A heuristic evaluating AI systems on simplicity, predictable failures, and graceful error recovery.
The Wozniak test is an informal, practitioner-oriented heuristic for evaluating AI systems not by raw capability but by the quality of the user experience they deliver. Named by analogy to Apple co-founder Steve Wozniak's design philosophy—which prized elegant simplicity and user delight over technical showmanship—the test asks whether an AI system behaves in ways that feel thoughtfully engineered from a human perspective: Are its failure modes understandable and predictable? Can users recover from errors without frustration? Does the system expose only the complexity necessary to accomplish its purpose?
In practical terms, the Wozniak test translates into a cluster of measurable system properties. These include calibration and uncertainty communication (does the model convey appropriate confidence?), failure-mode predictability (do errors occur in ways users can anticipate and work around?), interpretability affordances (can users understand why the system behaved as it did?), and UX metrics such as task success rates, error recovery time, and subjective trust scores. For ML practitioners, the heuristic shapes model selection and interface design decisions—favoring simpler, better-calibrated models or modular hybrid architectures when they produce more debuggable, trustworthy behavior, even if a more complex model achieves marginally higher benchmark performance.
The Wozniak test stands in deliberate contrast to the Turing test, which asks whether an AI can pass as human. Instead, it asks whether an AI is genuinely good to use—a distinction that matters enormously as AI systems move from research demonstrations into high-stakes deployed products. Evaluation suites inspired by this heuristic typically combine behavioral regression tests, adversarial and distribution-shift trials, and human-in-the-loop recovery scenarios to surface brittleness that capability benchmarks miss.

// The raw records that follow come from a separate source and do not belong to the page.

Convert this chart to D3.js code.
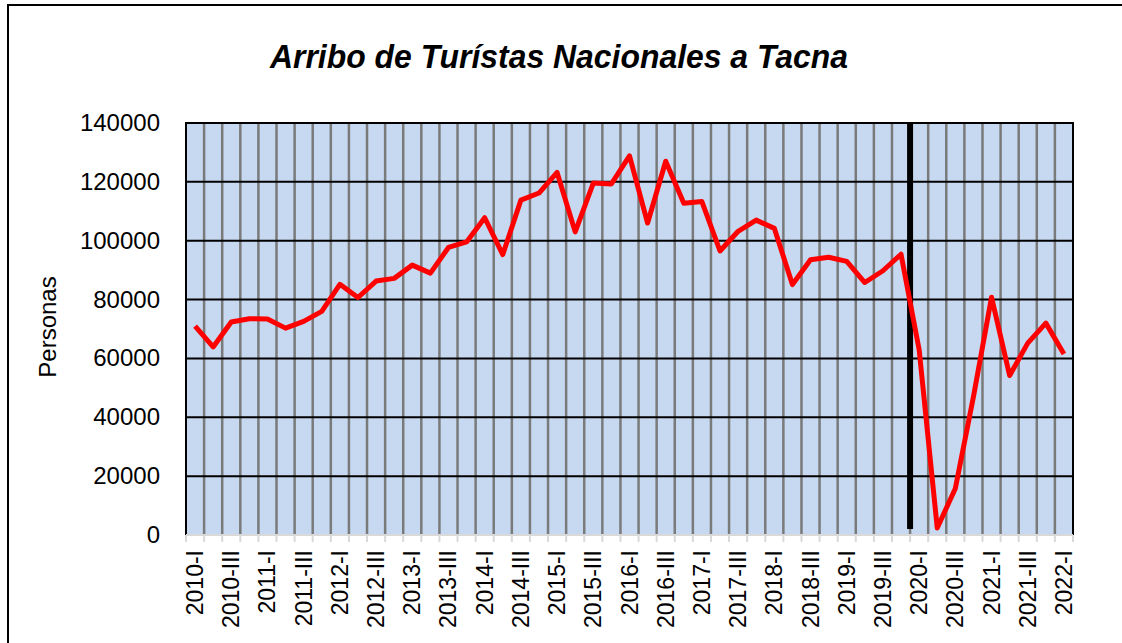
<!DOCTYPE html>
<html>
<head>
<meta charset="utf-8">
<script src="https://cdn.jsdelivr.net/npm/d3@7"></script>
<style>
  body { margin: 0; background: #fff; }
  svg { display: block; font-family: "Liberation Sans", Arial, sans-serif; }
</style>
</head>
<body>
<svg id="chart" width="1122" height="643"></svg>
<script>
const categories = [
  "2010-I", "2010-II", "2010-III", "2010-IV",
  "2011-I", "2011-II", "2011-III", "2011-IV",
  "2012-I", "2012-II", "2012-III", "2012-IV",
  "2013-I", "2013-II", "2013-III", "2013-IV",
  "2014-I", "2014-II", "2014-III", "2014-IV",
  "2015-I", "2015-II", "2015-III", "2015-IV",
  "2016-I", "2016-II", "2016-III", "2016-IV",
  "2017-I", "2017-II", "2017-III", "2017-IV",
  "2018-I", "2018-II", "2018-III", "2018-IV",
  "2019-I", "2019-II", "2019-III", "2019-IV",
  "2020-I", "2020-II", "2020-III", "2020-IV",
  "2021-I", "2021-II", "2021-III", "2021-IV",
  "2022-I"
];

const personas = [
  71000, 63900, 72400, 73500, 73400, 70300, 72600, 76000,
  85200, 80700, 86300, 87200, 91700, 89000, 97700, 99600,
  107800, 95300, 113800, 116200, 123200, 103000, 119600, 119300,
  128800, 106000, 127000, 112700, 113300, 96500, 103200, 107000,
  104200, 85100, 93500, 94400, 93000, 85800, 89800, 95400,
  63000, 2400, 15800, 47000, 80800, 54200, 65200, 72000,
  61500
];

const yTicks = [0, 20000, 40000, 60000, 80000, 100000, 120000, 140000];
const markerCategory = "2020-I";

const margin = { top: 123, right: 49, bottom: 108, left: 186 };
const width = 1122 - margin.left - margin.right;
const height = 643 - margin.top - margin.bottom;

const svgRoot = d3.select("#chart");

// outer frame (left and top edges only visible)
svgRoot.append("path")
  .attr("d", "M8,643 L8,5 L1122,5")
  .attr("fill", "none")
  .attr("stroke", "#000")
  .attr("stroke-width", 2);

svgRoot.append("text")
  .attr("x", 559)
  .attr("y", 68)
  .attr("text-anchor", "middle")
  .attr("font-size", 33)
  .attr("font-weight", "bold")
  .attr("font-style", "italic")
  .attr("textLength", 578)
  .attr("lengthAdjust", "spacingAndGlyphs")
  .text("Arribo de Turístas Nacionales a Tacna");

const svg = svgRoot.append("g")
  .attr("transform", `translate(${margin.left},${margin.top})`);

const x = d3.scaleBand()
  .domain(categories)
  .range([0, width])
  .padding(0);

const y = d3.scaleLinear()
  .domain([0, 140000])
  .range([height, 0]);

svg.append("rect")
  .attr("width", width)
  .attr("height", height)
  .attr("fill", "#c6d9f1");

// vertical gridlines at category boundaries
svg.selectAll(".vgrid")
  .data(categories.slice(1))
  .enter().append("line")
  .attr("class", "vgrid")
  .attr("x1", d => x(d))
  .attr("x2", d => x(d))
  .attr("y1", 0)
  .attr("y2", height)
  .attr("stroke", "#7a7a7a")
  .attr("stroke-width", 2.5);

// horizontal gridlines
svg.selectAll(".hgrid")
  .data(yTicks.slice(1))
  .enter().append("line")
  .attr("class", "hgrid")
  .attr("x1", 0)
  .attr("x2", width)
  .attr("y1", d => y(d))
  .attr("y2", d => y(d))
  .attr("stroke", "#000")
  .attr("stroke-width", 2);

// plot border
svg.append("path")
  .attr("d", `M0,${height} L0,0 L${width},0 L${width},${height}`)
  .attr("fill", "none")
  .attr("stroke", "#000")
  .attr("stroke-width", 2);

// x axis: light gray line and tick marks at boundaries, labels every other category
const xAxis = svg.append("g")
  .attr("transform", `translate(0,${height})`);

xAxis.append("line")
  .attr("x1", 0)
  .attr("x2", width)
  .attr("stroke", "#d9d9d9")
  .attr("stroke-width", 2);

xAxis.selectAll(".xtick")
  .data(categories.concat(["end"]))
  .enter().append("line")
  .attr("x1", (d, i) => i * x.step())
  .attr("x2", (d, i) => i * x.step())
  .attr("y1", 0)
  .attr("y2", 7)
  .attr("stroke", "#d9d9d9")
  .attr("stroke-width", 2);

xAxis.selectAll(".xlabel")
  .data(categories.filter((d, i) => i % 2 === 0))
  .enter().append("text")
  .attr("class", "xlabel")
  .attr("transform", d => `translate(${x(d) + x.bandwidth() / 2 + 8},${15}) rotate(-90)`)
  .attr("text-anchor", "end")
  .attr("font-size", 23)
  .attr("fill", "#000")
  .text(d => d);

// y axis labels
svg.selectAll(".ylabel")
  .data(yTicks)
  .enter().append("text")
  .attr("class", "ylabel")
  .attr("x", -26)
  .attr("y", d => y(d) + 8)
  .attr("text-anchor", "end")
  .attr("font-size", 24)
  .attr("fill", "#000")
  .text(d => d);

svgRoot.append("text")
  .attr("transform", "translate(56,327) rotate(-90)")
  .attr("text-anchor", "middle")
  .attr("font-size", 24)
  .attr("fill", "#000")
  .text("Personas");

// thick black marker before 2020-I
svg.append("line")
  .attr("x1", x(markerCategory))
  .attr("x2", x(markerCategory))
  .attr("y1", 0)
  .attr("y2", height - 6)
  .attr("stroke", "#000")
  .attr("stroke-width", 6);

const line = d3.line()
  .x((d, i) => x(categories[i]) + x.bandwidth() / 2)
  .y(d => y(d));

svg.append("path")
  .datum(personas)
  .attr("fill", "none")
  .attr("stroke", "#ff0000")
  .attr("stroke-width", 5)
  .attr("stroke-linejoin", "round")
  .attr("d", line);
</script>
</body>
</html>
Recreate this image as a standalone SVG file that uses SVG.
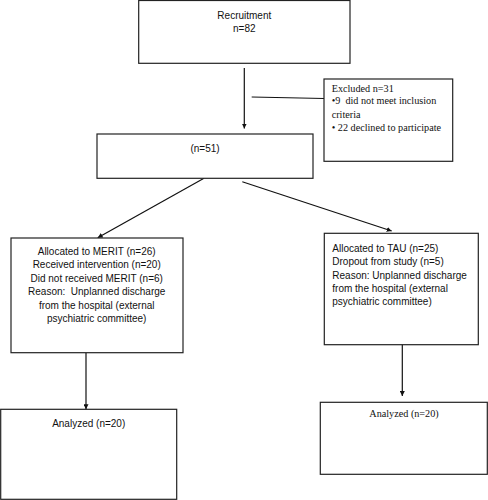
<svg xmlns="http://www.w3.org/2000/svg" width="488" height="500" viewBox="0 0 488 500">
<defs>
<style>
.box{fill:#fff;stroke:#222;stroke-width:1.2}
.s{font-family:"Liberation Sans",Arial,sans-serif;font-size:10px;fill:#111}
.r{font-family:"Liberation Serif","Times New Roman",serif;font-size:10.2px;fill:#111}
.c{text-anchor:middle}
.ln{stroke:#111;stroke-width:1.2;fill:none}
</style>
<marker id="ah" viewBox="0 0 10 10" refX="10" refY="5" markerWidth="5" markerHeight="5" markerUnits="userSpaceOnUse" orient="auto"><path d="M0,0 L10,5 L0,10 Z" fill="#111"/></marker>
</defs>
<rect width="488" height="500" fill="#fff"/>
<g id="connectors">
<line class="ln" x1="244.3" y1="68" x2="244.3" y2="128.5" marker-end="url(#ah)"/>
<line class="ln" x1="251.7" y1="97" x2="324" y2="98.5"/>
<line class="ln" x1="204" y1="178.3" x2="97.7" y2="237.7" marker-end="url(#ah)"/>
<line class="ln" x1="242.3" y1="181.7" x2="391.7" y2="231" marker-end="url(#ah)"/>
<line class="ln" x1="86" y1="352.7" x2="86" y2="409.3" marker-end="url(#ah)"/>
<line class="ln" x1="402.3" y1="342" x2="402.3" y2="396" marker-end="url(#ah)"/>
</g>
<g id="recruitment">
<rect class="box" x="138.7" y="0.5" width="211.3" height="62.8"/>
<text class="s c" x="244.3" y="18.5">Recruitment</text>
<text class="s c" x="244.3" y="32">n=82</text>
</g>
<g id="excluded">
<rect class="box" x="324" y="79" width="128.7" height="82.3"/>
<text class="r" x="331.7" y="92">Excluded n=31</text>
<text class="r" x="331.7" y="104" xml:space="preserve">•9  did not meet inclusion</text>
<text class="r" x="331.7" y="117.5">criteria</text>
<text class="r" x="331.7" y="130.5">• 22 declined to participate</text>
</g>
<g id="n51">
<rect class="box" x="97" y="134" width="216" height="44.3"/>
<text class="s c" x="205" y="152">(n=51)</text>
</g>
<g id="merit">
<rect class="box" x="11" y="238" width="172" height="114.7"/>
<text class="s c" x="96.7" y="255">Allocated to MERIT (n=26)</text>
<text class="s c" x="96.7" y="268.4">Received intervention (n=20)</text>
<text class="s c" x="96.7" y="281.8">Did not received MERIT (n=6)</text>
<text class="s c" x="96.7" y="295.2" xml:space="preserve">Reason:  Unplanned discharge</text>
<text class="s c" x="96.7" y="308.6">from the hospital (external</text>
<text class="s c" x="96.7" y="322">psychiatric committee)</text>
</g>
<g id="tau">
<rect class="box" x="324.3" y="233.3" width="154" height="111.4"/>
<text class="s" x="332.3" y="251.7">Allocated to TAU (n=25)</text>
<text class="s" x="332.3" y="265.1">Dropout from study (n=5)</text>
<text class="s" x="332.3" y="278.5">Reason: Unplanned discharge</text>
<text class="s" x="332.3" y="291.9">from the hospital (external</text>
<text class="s" x="332.3" y="305.3">psychiatric committee)</text>
</g>
<g id="analyzed-merit">
<rect class="box" x="0.7" y="409.3" width="176" height="90"/>
<text class="s c" x="88.7" y="426.7">Analyzed (n=20)</text>
</g>
<g id="analyzed-tau">
<rect class="box" x="320.3" y="402.3" width="167" height="72"/>
<text class="r c" x="404" y="417.3">Analyzed (n=20)</text>
</g>
</svg>
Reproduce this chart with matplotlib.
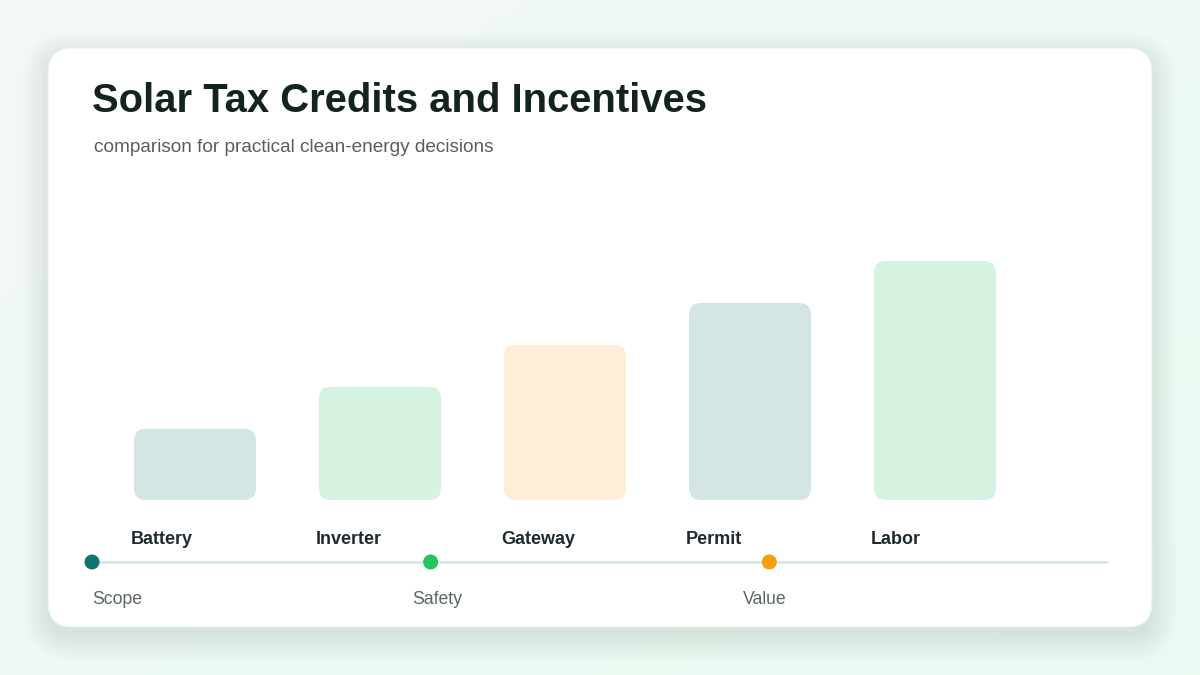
import numpy as np
import matplotlib
matplotlib.use("Agg")
import matplotlib.pyplot as plt
from matplotlib.patches import FancyBboxPatch, Circle
from matplotlib.transforms import blended_transform_factory

plt.rcParams['font.family'] = ['Liberation Sans', 'DejaVu Sans']

# Chart data
title = "Solar Tax Credits and Incentives"
subtitle = "comparison for practical clean-energy decisions"
categories = ["Battery", "Inverter", "Gateway", "Permit", "Labor"]
values = [17, 27, 37, 47, 57]
bar_colors = ["#d4e6e4", "#d6f3e1", "#feeed7", "#d4e6e4", "#d6f3e1"]
milestones = ["Scope", "Safety", "Value"]
milestone_pos = [0.0, 1 / 3, 2 / 3]
milestone_colors = ["#0f766e", "#22c55e", "#f59e0b"]
milestone_label_dx = [0, -18, -26]

W, H = 1200, 675
fig = plt.figure(figsize=(12, 6.75), dpi=100)

# background layer in pixel coords
bg = fig.add_axes([0, 0, 1, 1])
bg.set_xlim(0, W)
bg.set_ylim(H, 0)
bg.axis("off")

gx, gy = np.meshgrid(np.linspace(0, 1, 200), np.linspace(0, 1, 120))
t = (gx + gy) / 2
c0 = np.array([0xf3, 0xf8, 0xf6]) / 255
c1 = np.array([0xea, 0xfb, 0xf2]) / 255
grad = c0[None, None, :] * (1 - t[..., None]) + c1[None, None, :] * t[..., None]
bg.imshow(grad, extent=[0, W, H, 0], aspect="auto", zorder=0)

# soft card shadow
for i in range(22):
    pad = 1.2 * i
    bg.add_patch(FancyBboxPatch((48 - pad, 57 - pad), 1104 + 2 * pad, 579 + 2 * pad,
                                boxstyle=f"round,pad=0,rounding_size={24 + pad}",
                                facecolor="#3d6b60", edgecolor="none",
                                alpha=0.0055, zorder=1))

# card
bg.add_patch(FancyBboxPatch((48, 48), 1104, 579, boxstyle="round,pad=0,rounding_size=24",
                            facecolor="white", edgecolor="#e6eeeb", lw=0.8, zorder=2))

bg.text(92, 101, title, fontsize=28.8, fontweight="bold", color="#13231e",
        ha="left", va="center", zorder=5)
bg.text(94, 148, subtitle, fontsize=13.7, color="#55605d",
        ha="left", va="center", zorder=5)

# timeline
x0, x1, ty = 92, 1108, 562
bg.plot([x0, x1], [ty, ty], color="#d6e4e1", lw=1.8, zorder=3, solid_capstyle="butt")
for name, p, c, dx in zip(milestones, milestone_pos, milestone_colors, milestone_label_dx):
    cx = x0 + (x1 - x0) * p
    bg.add_patch(Circle((cx, ty), 7.5, facecolor=c, edgecolor="none", zorder=4))
    bg.text(cx + dx, 599, name, fontsize=12.7, color="#5b6663",
            ha="left", va="center", zorder=5)

# bars
ax = fig.add_axes([102.5 / W, (H - 500) / H, 925 / W, 239 / H])
ax.set_xlim(-0.5, len(categories) - 0.5)
ax.set_ylim(0, max(values))
ax.axis("off")
ax.patch.set_alpha(0)

bw = 122 / 185
px_x = 185.0
px_y = 239.0 / max(values)
r = 12 / px_x
for i, (v, c) in enumerate(zip(values, bar_colors)):
    ax.add_patch(FancyBboxPatch((i - bw / 2, 0), bw, v,
                                boxstyle=f"round,pad=0,rounding_size={r}",
                                mutation_aspect=px_x / px_y,
                                facecolor=c, edgecolor="none", zorder=3))

trans = blended_transform_factory(ax.transData, bg.transData)
for i, name in enumerate(categories):
    ax.text(i - bw / 2 - 3 / px_x, 540, name, transform=trans, fontsize=13,
            fontweight="bold", color="#1f2a30", ha="left", va="center", zorder=5)

fig.savefig("out.png", dpi=100)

The concept has no formal academic origin; it emerged informally in AI product, UX, and safety practitioner communities during the late 2010s and gained wider traction between 2020 and 2024 as concerns about AI trustworthiness, interpretability, and human-centered design intensified. Its influence is visible in frameworks for responsible AI deployment that prioritize graceful degradation, transparent uncertainty, and recoverability as first-class engineering requirements alongside accuracy.